The degradation of language can also happen intentionally for sinister reasons. This mostly comes from government officials, interest groups, or members of the media, who have their own agendas. These are people who not really interested in having an open debate on an issue, but instead choose to confuse everybody else into believing that they are wrong. The manipulation of language I’m describing is the same as the it is depicted in George Orwell’s novel, 1984, as newspeak. The vocabulary of “newspeak” consists of “words which had been deliberately constructed for political purposes: words, that is to say, which not only had in every case a political implication, but were intended to impose a desirable mental attitude upon the person using them.”

I believe that “Islamofascism” is one of these words (among many, many others) that have been deliberately constructed. Ok, did I lose any of you just now? Well, it doesn’t really matter if you agree with me or not because the use of words like “Islamofascism” comes from both language neglect and manipulation. Think about it. Are you 100% sure on the exact definition of Islamofascism? If you’re not sure, then who do you think is? The fact of the matter is words are simply tools of expression. They only have as much power and meaning as can be understood by other people. And while many people may not actually know the correct definition of “Islamofascism” it’s clear that it has a negative connotation. I mean, just say the word out loud once or twice. Islamofascism. It almost sounds like a racial slur. To many people, it’s just a politically correct word used to insult Muslims.

So can we just look the exact definition of the term up in a dictionary and restore the meaning that it was meant to have? The answer is a resounding “no”. Meanings of words are inherently subjective. There’s no such thing as an exact definition of a word, especially one that was invented by politicians and their pundits. So what’s the purpose of a dictionary? Dictionaries don’t tell you the exact definition of a word, it just tells you what other people think it means. Samuel Hayakawa, a Canadian literary scholar, writes in his essay, “How Dictionaries Are Made”, “The writing of a dictionary is not a task of setting up authoritative statements about the ‘true meanings’ of words, but a task of recording, to the best of one’s ability, what various words have meant to authors in the distant or immediate past. The writer of a dictionary is a historian, not a lawgiver.” In order to put new meaning into a word you have to have a large-scale consensus about a definition of a word.

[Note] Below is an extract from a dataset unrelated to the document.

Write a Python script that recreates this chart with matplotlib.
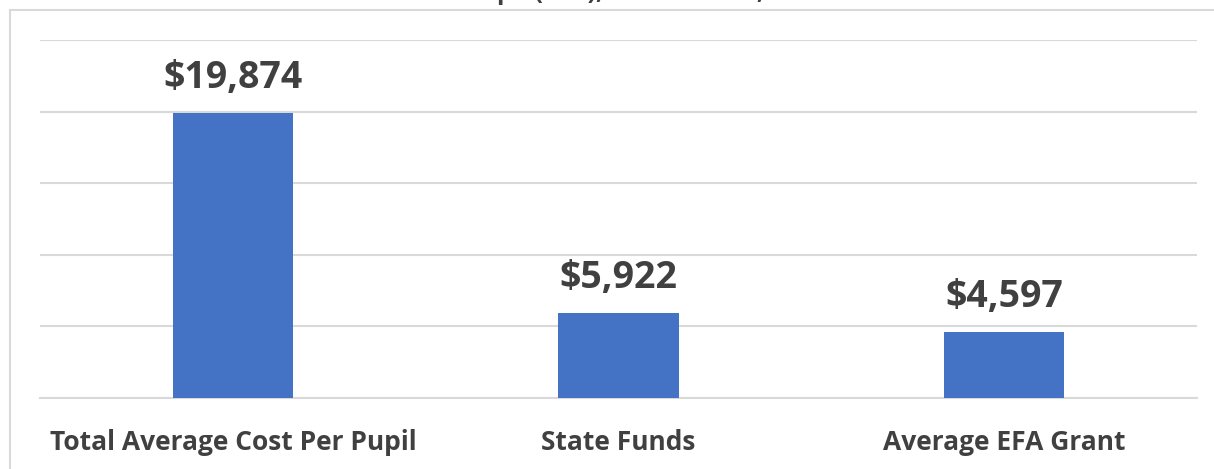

We put up with this problem in our language system for most words. However, the difference with words like “Islamofascism” is that they are completely unnecessary. It’s the polar opposite of slang (which is just as bad), it’s jargon. You can express yourself more clearly and efficiently by avoiding it. The use of the word just fogs up the issue with ambiguity and, therefore, does not deserve a place in mature political discourse.